Equivariant Lefschetz maps for simplicial complexes and smooth manifolds (Q842374)

Let \(X\) be a locally compact Hausdorff space, let \(G\) be a locally compact group, and suppose that \(G\) acts properly and continuously on \(X\). A \(G\)-equivariant abstract dual for \(X\) is a \(G\)-\(C^*\)-algebra \(\mathcal{P}\) and a class \(\Theta\) in \(\text{RKK}^G_n(X; \mathbb{C}, \mathcal{P})\) for some \(n\) such that Kasparov product with \(\Theta\) induces isomorphisms \(\text{KK}^G_*(\mathcal{P}\otimes A, B) \cong \text{RKK}^G_{*+n}(X; A, B)\) for all \(G\)-\(C^*\)-algebras \(A\) and \(B\). Given an abstract dual \((\mathcal{P}, \Theta)\), the authors define an equivariant Lefschetz map \(\text{Lef}: \text{RKK}^G_*(X, C_0(X), \mathbb{C}) \rightarrow \text{KK}^G_*(C_0(X), \mathbb{C})\).
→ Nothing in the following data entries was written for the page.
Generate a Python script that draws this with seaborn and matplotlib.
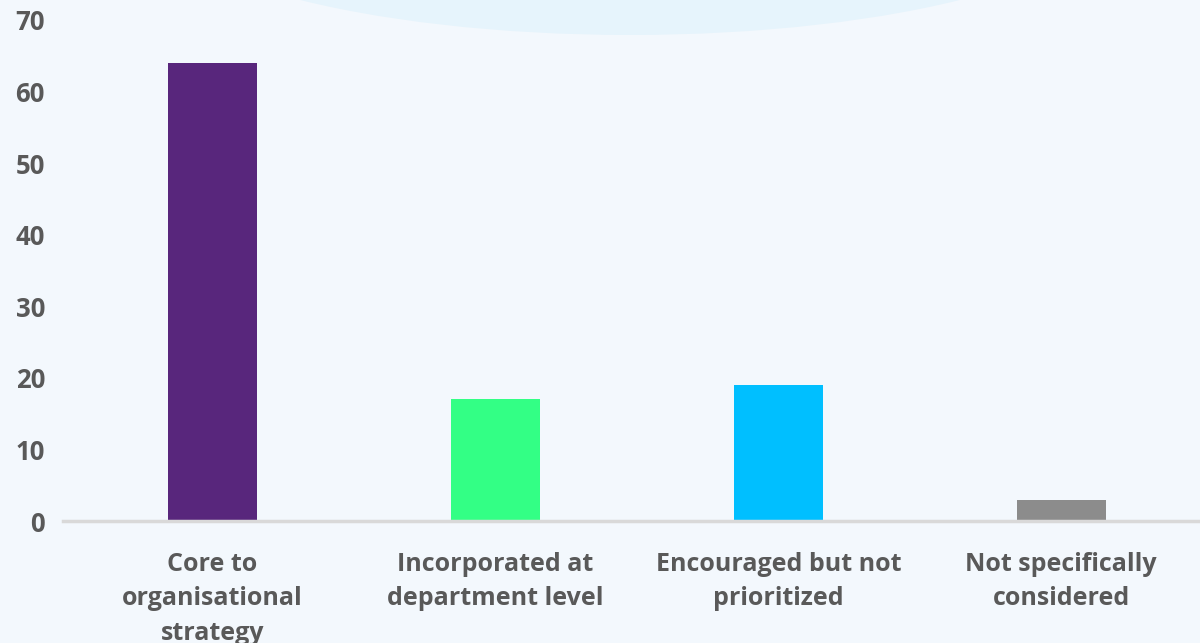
import matplotlib
matplotlib.use("Agg")
import matplotlib.pyplot as plt
from matplotlib.patches import Ellipse
import seaborn as sns
import pandas as pd

categories = [
    "Core to\norganisational\nstrategy",
    "Incorporated at\ndepartment level",
    "Encouraged but not\nprioritized",
    "Not specifically\nconsidered",
]
values = [64, 17, 19, 3]
bar_colors = ["#58267C", "#33FF85", "#00BFFF", "#8C8C8C"]
y_ticks = [0, 10, 20, 30, 40, 50, 60, 70]

sns.set_theme(style="white")
plt.rcParams["font.family"] = ["Open Sans", "DejaVu Sans"]

bg = "#F3F8FD"
fig = plt.figure(figsize=(12, 6.43), dpi=100, facecolor=bg)

# soft decorative ellipse at the top of the canvas
fig.patches.append(Ellipse((630 / 1200, 1 + 100 / 643), 2 * 491 / 1200, 2 * 135 / 643,
                           transform=fig.transFigure, facecolor="#E6F4FC",
                           edgecolor="none", zorder=0))

ax = fig.add_axes([63 / 1200, (643 - 521) / 643, 1 - 63 / 1200, (521 - 20) / 643])
ax.set_facecolor("none")

df = pd.DataFrame({"category": categories, "value": values})
sns.barplot(data=df, x="category", y="value", hue="category", palette=bar_colors,
            width=0.315, dodge=False, legend=False, ax=ax, saturation=1,
            edgecolor="none")

ax.set_xlim(-0.527, 3.49)
ax.set_ylim(0, 70)
ax.set_yticks(y_ticks)
ax.set_xlabel("")
ax.set_ylabel("")

for side in ["top", "right", "left"]:
    ax.spines[side].set_visible(False)
ax.spines["bottom"].set_color("#D9D9D9")
ax.spines["bottom"].set_linewidth(2.5)

ax.tick_params(axis="both", length=0, colors="#595959")
ax.tick_params(axis="y", pad=13)
ax.tick_params(axis="x", pad=22)
for lbl in ax.get_yticklabels():
    lbl.set_fontsize(18.5)
    lbl.set_fontweight("bold")
for lbl in ax.get_xticklabels():
    lbl.set_fontsize(18)
    lbl.set_fontweight("bold")
    lbl.set_linespacing(1.5)
    lbl.set_verticalalignment("top")

fig.savefig("out.png", dpi=100, facecolor=bg)
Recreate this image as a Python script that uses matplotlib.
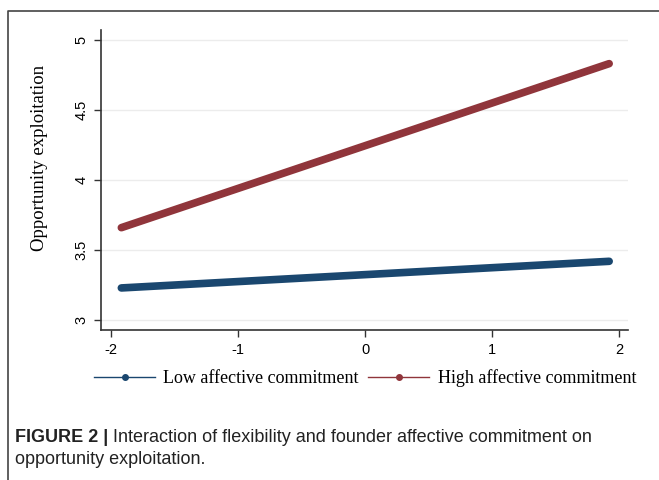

There is a canonical homomorphism from \(\text{KK}^G_*(C_0(X), C_0(X))\) to \(\text{RKK}^G_*(X, C_0(X), \mathbb{C})\), and thus every continuous function \(\psi\) from \(X\) to itself determines an element of \(\text{RKK}^G_0(X, C_0(X), \mathbb{C})\) via this canonical map. By then applying the Lefschetz map, one obtains an element \(\text{Lef}(\psi)\) of \(\text{KK}^G_0(C_0(X), \mathbb{C})\); this element is independent of the abstract dual chosen. The authors compute \(\text{Lef}(\psi)\) in two important cases: when \(X\) is a smooth manifold and when \(X\) is a simplicial complex. Because every smooth manifold is triangulable, the author have two formulas for \(\text{Lef}(\psi)\) when \(X\) is a smooth manifold and \(\psi\) is a smooth map. The equality of these two formulas can be viewed as a Lefschetz fixed point theorem in \(\text{KK}^G\).